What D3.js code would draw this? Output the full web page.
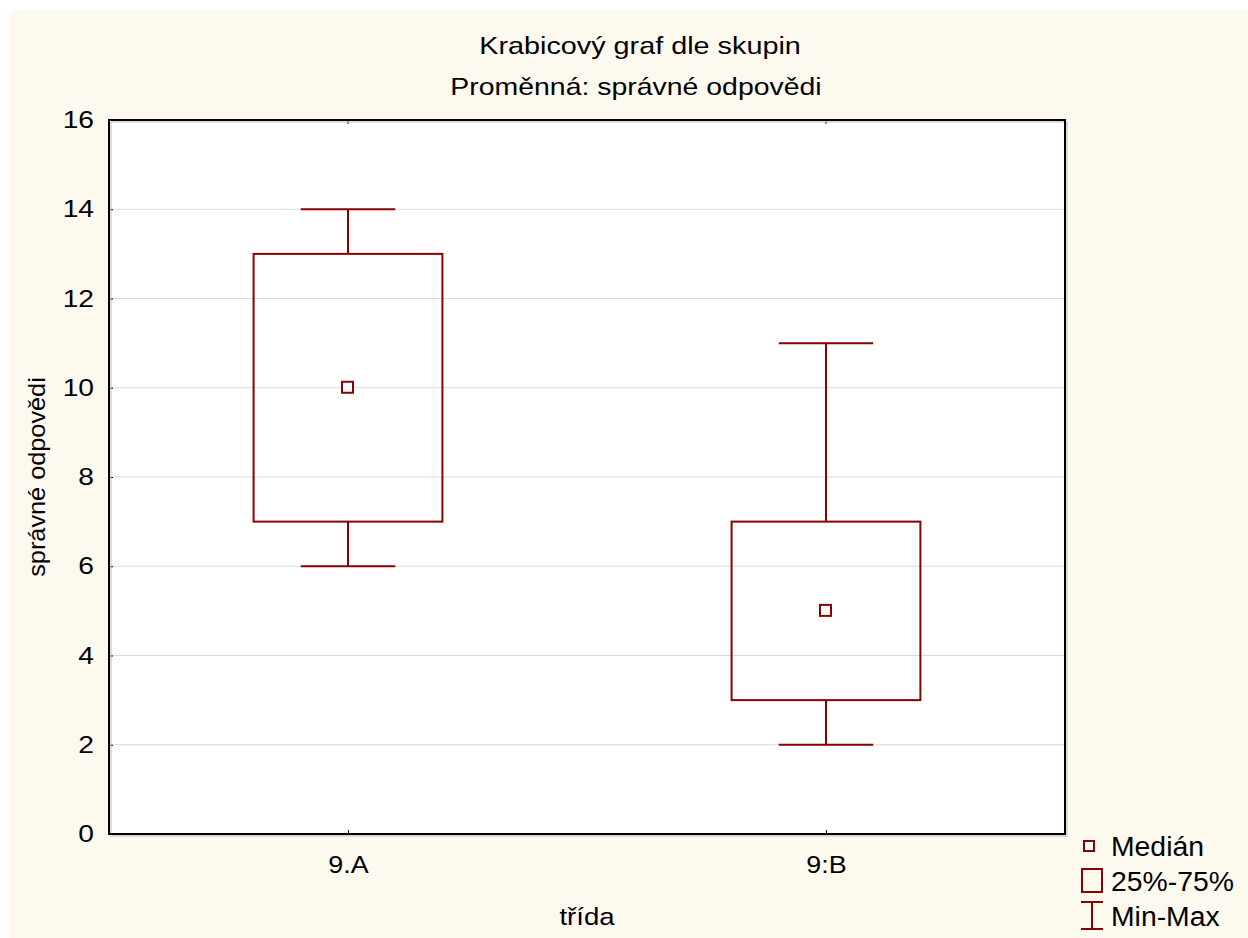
<!DOCTYPE html>
<html>
<head>
<meta charset="utf-8">
<script src="https://cdn.jsdelivr.net/npm/d3@7"></script>
<style>
  html, body { margin: 0; padding: 0; background: #ffffff; }
  svg { display: block; font-family: "Liberation Sans", Arial, sans-serif; }
</style>
</head>
<body>
<script>
// Groups and their summary statistics
const categories = ["9.A", "9:B"];
const minValues = [6, 2];
const q1Values = [7, 3];
const medianValues = [10, 5];
const q3Values = [13, 7];
const maxValues = [14, 11];
const yTicks = [0, 2, 4, 6, 8, 10, 12, 14, 16];
const legendLabels = ["Medián", "25%-75%", "Min-Max"];

const W = 1248, H = 938;
const margin = { left: 109, top: 120, right: 1065, bottom: 834 };
const dark = "#8b0000";
const FONT = "Liberation Sans, Arial, sans-serif";

const svg = d3.select("body").append("svg").attr("width", W).attr("height", H);

// Text drawn with a horizontal stretch (wide, Windows-style glyphs)
function label(parent, tx, ty, str, size, sx, anchor, rot) {
  const g = parent.append("g")
    .attr("transform", `translate(${tx},${ty}) rotate(${rot || 0}) scale(${sx},1)`);
  g.append("text").attr("x", 0).attr("y", 0)
    .attr("text-anchor", anchor || "start")
    .attr("font-family", FONT).attr("font-size", size).attr("fill", "#000")
    .text(str);
  return g;
}

// cream page background
svg.append("rect").attr("x", 9).attr("y", 10).attr("width", W - 9).attr("height", H - 10)
  .attr("fill", "#fef9ef");

const x = d3.scalePoint().domain(categories).range([margin.left, margin.right]).padding(0.5);
const y = d3.scaleLinear().domain([0, 16]).range([margin.bottom, margin.top]);
const step = x.step();

// plot area
svg.append("rect").attr("x", margin.left).attr("y", margin.top)
  .attr("width", margin.right - margin.left).attr("height", margin.bottom - margin.top)
  .attr("fill", "#ffffff");

// horizontal grid
svg.append("g").selectAll("line").data(yTicks.filter(d => d > 0 && d < 16)).join("line")
  .attr("x1", margin.left).attr("x2", margin.right)
  .attr("y1", d => y(d)).attr("y2", d => y(d))
  .attr("stroke", "#dadada").attr("stroke-width", 1);

// left axis
const tickSX = 1.2;
const yAxis = svg.append("g").attr("transform", `translate(${margin.left},0)`)
  .call(d3.axisLeft(y).tickValues(yTicks).tickSize(-4).tickPadding(15));
yAxis.select(".domain").remove();
yAxis.selectAll(".tick line").attr("stroke", "#000");
yAxis.selectAll(".tick text").attr("font-size", 23.5).attr("fill", "#000")
  .attr("font-family", FONT)
  .attr("x", -15 / tickSX)
  .attr("transform", `scale(${tickSX},1)`);

// bottom axis
const xAxis = svg.append("g").attr("transform", `translate(0,${margin.bottom})`)
  .call(d3.axisBottom(x).tickSize(-4).tickPadding(22));
xAxis.select(".domain").remove();
xAxis.selectAll(".tick line").attr("stroke", "#000");
xAxis.selectAll(".tick text").attr("font-size", 24).attr("fill", "#000")
  .attr("font-family", FONT)
  .attr("transform", "scale(1.12,1)");

// top ticks
svg.append("g").selectAll("line").data(categories).join("line")
  .attr("x1", d => x(d)).attr("x2", d => x(d))
  .attr("y1", margin.top).attr("y2", margin.top + 4).attr("stroke", "#000");

// plot frame with faint shadow
svg.append("rect").attr("x", margin.left + 2).attr("y", margin.top + 2)
  .attr("width", margin.right - margin.left).attr("height", margin.bottom - margin.top)
  .attr("fill", "none").attr("stroke", "#bbbbbb").attr("stroke-width", 1);
svg.append("rect").attr("x", margin.left).attr("y", margin.top)
  .attr("width", margin.right - margin.left).attr("height", margin.bottom - margin.top)
  .attr("fill", "none").attr("stroke", "#000").attr("stroke-width", 2);

// boxes
const groups = categories.map((c, i) => ({
  c, min: minValues[i], q1: q1Values[i], med: medianValues[i], q3: q3Values[i], max: maxValues[i]
}));
const boxW = step * 0.395;
const capW = boxW / 2;

const g = svg.append("g").selectAll("g").data(groups).join("g");
g.append("line").attr("x1", d => x(d.c)).attr("x2", d => x(d.c))
  .attr("y1", d => y(d.max)).attr("y2", d => y(d.q3)).attr("stroke", dark).attr("stroke-width", 2);
g.append("line").attr("x1", d => x(d.c)).attr("x2", d => x(d.c))
  .attr("y1", d => y(d.q1)).attr("y2", d => y(d.min)).attr("stroke", dark).attr("stroke-width", 2);
g.append("line").attr("x1", d => x(d.c) - capW / 2).attr("x2", d => x(d.c) + capW / 2)
  .attr("y1", d => y(d.max)).attr("y2", d => y(d.max)).attr("stroke", dark).attr("stroke-width", 2);
g.append("line").attr("x1", d => x(d.c) - capW / 2).attr("x2", d => x(d.c) + capW / 2)
  .attr("y1", d => y(d.min)).attr("y2", d => y(d.min)).attr("stroke", dark).attr("stroke-width", 2);
g.append("rect").attr("x", d => x(d.c) - boxW / 2).attr("y", d => y(d.q3))
  .attr("width", boxW).attr("height", d => y(d.q1) - y(d.q3))
  .attr("fill", "none").attr("stroke", dark).attr("stroke-width", 2);
g.append("rect").attr("x", d => x(d.c) - 6).attr("y", d => y(d.med) - 6)
  .attr("width", 11).attr("height", 11)
  .attr("fill", "#ffffff").attr("stroke", dark).attr("stroke-width", 2);

// titles
label(svg, 640, 54, "Krabicový graf dle skupin", 24, 1.2, "middle");
label(svg, 636, 95, "Proměnná: správné odpovědi", 24, 1.185, "middle");

// axis titles
label(svg, (margin.left + margin.right) / 2, 925, "třída", 24, 1.15, "middle");
label(svg, 45, 477, "správné odpovědi", 23, 1.1, "middle", -90);

// legend
const lg = svg.append("g");
lg.append("rect").attr("x", 1084).attr("y", 841).attr("width", 10).attr("height", 10)
  .attr("fill", "#fff").attr("stroke", dark).attr("stroke-width", 2);
lg.append("rect").attr("x", 1082).attr("y", 869).attr("width", 20).attr("height", 23)
  .attr("fill", "none").attr("stroke", dark).attr("stroke-width", 2);
lg.append("line").attr("x1", 1092).attr("x2", 1092).attr("y1", 902).attr("y2", 929)
  .attr("stroke", dark).attr("stroke-width", 2);
lg.append("line").attr("x1", 1081).attr("x2", 1103).attr("y1", 902).attr("y2", 902)
  .attr("stroke", dark).attr("stroke-width", 2);
lg.append("line").attr("x1", 1081).attr("x2", 1103).attr("y1", 929).attr("y2", 929)
  .attr("stroke", dark).attr("stroke-width", 2);
legendLabels.forEach((t, i) => label(lg, 1111, 856 + i * 35, t, 27, 1.05, "start"));
</script>
</body>
</html>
__________________________________________________
> [WHAT YOU WILL DO]: Omit the pictures, and quote the material above exactly as given.

> [RESULT OF THE EXERCISE]:
What D3.js code would draw this? Output the full web page.
<!DOCTYPE html>
<html>
<head>
<meta charset="utf-8">
<script src="https://cdn.jsdelivr.net/npm/d3@7"></script>
<style>
  html, body { margin: 0; padding: 0; background: #ffffff; }
  svg { display: block; font-family: "Liberation Sans", Arial, sans-serif; }
</style>
</head>
<body>
<script>
// Groups and their summary statistics
const categories = ["9.A", "9:B"];
const minValues = [6, 2];
const q1Values = [7, 3];
const medianValues = [10, 5];
const q3Values = [13, 7];
const maxValues = [14, 11];
const yTicks = [0, 2, 4, 6, 8, 10, 12, 14, 16];
const legendLabels = ["Medián", "25%-75%", "Min-Max"];

const W = 1248, H = 938;
const margin = { left: 109, top: 120, right: 1065, bottom: 834 };
const dark = "#8b0000";
const FONT = "Liberation Sans, Arial, sans-serif";

const svg = d3.select("body").append("svg").attr("width", W).attr("height", H);

// Text drawn with a horizontal stretch (wide, Windows-style glyphs)
function label(parent, tx, ty, str, size, sx, anchor, rot) {
  const g = parent.append("g")
    .attr("transform", `translate(${tx},${ty}) rotate(${rot || 0}) scale(${sx},1)`);
  g.append("text").attr("x", 0).attr("y", 0)
    .attr("text-anchor", anchor || "start")
    .attr("font-family", FONT).attr("font-size", size).attr("fill", "#000")
    .text(str);
  return g;
}

// cream page background
svg.append("rect").attr("x", 9).attr("y", 10).attr("width", W - 9).attr("height", H - 10)
  .attr("fill", "#fef9ef");

const x = d3.scalePoint().domain(categories).range([margin.left, margin.right]).padding(0.5);
const y = d3.scaleLinear().domain([0, 16]).range([margin.bottom, margin.top]);
const step = x.step();

// plot area
svg.append("rect").attr("x", margin.left).attr("y", margin.top)
  .attr("width", margin.right - margin.left).attr("height", margin.bottom - margin.top)
  .attr("fill", "#ffffff");

// horizontal grid
svg.append("g").selectAll("line").data(yTicks.filter(d => d > 0 && d < 16)).join("line")
  .attr("x1", margin.left).attr("x2", margin.right)
  .attr("y1", d => y(d)).attr("y2", d => y(d))
  .attr("stroke", "#dadada").attr("stroke-width", 1);

// left axis
const tickSX = 1.2;
const yAxis = svg.append("g").attr("transform", `translate(${margin.left},0)`)
  .call(d3.axisLeft(y).tickValues(yTicks).tickSize(-4).tickPadding(15));
yAxis.select(".domain").remove();
yAxis.selectAll(".tick line").attr("stroke", "#000");
yAxis.selectAll(".tick text").attr("font-size", 23.5).attr("fill", "#000")
  .attr("font-family", FONT)
  .attr("x", -15 / tickSX)
  .attr("transform", `scale(${tickSX},1)`);

// bottom axis
const xAxis = svg.append("g").attr("transform", `translate(0,${margin.bottom})`)
  .call(d3.axisBottom(x).tickSize(-4).tickPadding(22));
xAxis.select(".domain").remove();
xAxis.selectAll(".tick line").attr("stroke", "#000");
xAxis.selectAll(".tick text").attr("font-size", 24).attr("fill", "#000")
  .attr("font-family", FONT)
  .attr("transform", "scale(1.12,1)");

// top ticks
svg.append("g").selectAll("line").data(categories).join("line")
  .attr("x1", d => x(d)).attr("x2", d => x(d))
  .attr("y1", margin.top).attr("y2", margin.top + 4).attr("stroke", "#000");

// plot frame with faint shadow
svg.append("rect").attr("x", margin.left + 2).attr("y", margin.top + 2)
  .attr("width", margin.right - margin.left).attr("height", margin.bottom - margin.top)
  .attr("fill", "none").attr("stroke", "#bbbbbb").attr("stroke-width", 1);
svg.append("rect").attr("x", margin.left).attr("y", margin.top)
  .attr("width", margin.right - margin.left).attr("height", margin.bottom - margin.top)
  .attr("fill", "none").attr("stroke", "#000").attr("stroke-width", 2);

// boxes
const groups = categories.map((c, i) => ({
  c, min: minValues[i], q1: q1Values[i], med: medianValues[i], q3: q3Values[i], max: maxValues[i]
}));
const boxW = step * 0.395;
const capW = boxW / 2;

const g = svg.append("g").selectAll("g").data(groups).join("g");
g.append("line").attr("x1", d => x(d.c)).attr("x2", d => x(d.c))
  .attr("y1", d => y(d.max)).attr("y2", d => y(d.q3)).attr("stroke", dark).attr("stroke-width", 2);
g.append("line").attr("x1", d => x(d.c)).attr("x2", d => x(d.c))
  .attr("y1", d => y(d.q1)).attr("y2", d => y(d.min)).attr("stroke", dark).attr("stroke-width", 2);
g.append("line").attr("x1", d => x(d.c) - capW / 2).attr("x2", d => x(d.c) + capW / 2)
  .attr("y1", d => y(d.max)).attr("y2", d => y(d.max)).attr("stroke", dark).attr("stroke-width", 2);
g.append("line").attr("x1", d => x(d.c) - capW / 2).attr("x2", d => x(d.c) + capW / 2)
  .attr("y1", d => y(d.min)).attr("y2", d => y(d.min)).attr("stroke", dark).attr("stroke-width", 2);
g.append("rect").attr("x", d => x(d.c) - boxW / 2).attr("y", d => y(d.q3))
  .attr("width", boxW).attr("height", d => y(d.q1) - y(d.q3))
  .attr("fill", "none").attr("stroke", dark).attr("stroke-width", 2);
g.append("rect").attr("x", d => x(d.c) - 6).attr("y", d => y(d.med) - 6)
  .attr("width", 11).attr("height", 11)
  .attr("fill", "#ffffff").attr("stroke", dark).attr("stroke-width", 2);

// titles
label(svg, 640, 54, "Krabicový graf dle skupin", 24, 1.2, "middle");
label(svg, 636, 95, "Proměnná: správné odpovědi", 24, 1.185, "middle");

// axis titles
label(svg, (margin.left + margin.right) / 2, 925, "třída", 24, 1.15, "middle");
label(svg, 45, 477, "správné odpovědi", 23, 1.1, "middle", -90);

// legend
const lg = svg.append("g");
lg.append("rect").attr("x", 1084).attr("y", 841).attr("width", 10).attr("height", 10)
  .attr("fill", "#fff").attr("stroke", dark).attr("stroke-width", 2);
lg.append("rect").attr("x", 1082).attr("y", 869).attr("width", 20).attr("height", 23)
  .attr("fill", "none").attr("stroke", dark).attr("stroke-width", 2);
lg.append("line").attr("x1", 1092).attr("x2", 1092).attr("y1", 902).attr("y2", 929)
  .attr("stroke", dark).attr("stroke-width", 2);
lg.append("line").attr("x1", 1081).attr("x2", 1103).attr("y1", 902).attr("y2", 902)
  .attr("stroke", dark).attr("stroke-width", 2);
lg.append("line").attr("x1", 1081).attr("x2", 1103).attr("y1", 929).attr("y2", 929)
  .attr("stroke", dark).attr("stroke-width", 2);
legendLabels.forEach((t, i) => label(lg, 1111, 856 + i * 35, t, 27, 1.05, "start"));
</script>
</body>
</html>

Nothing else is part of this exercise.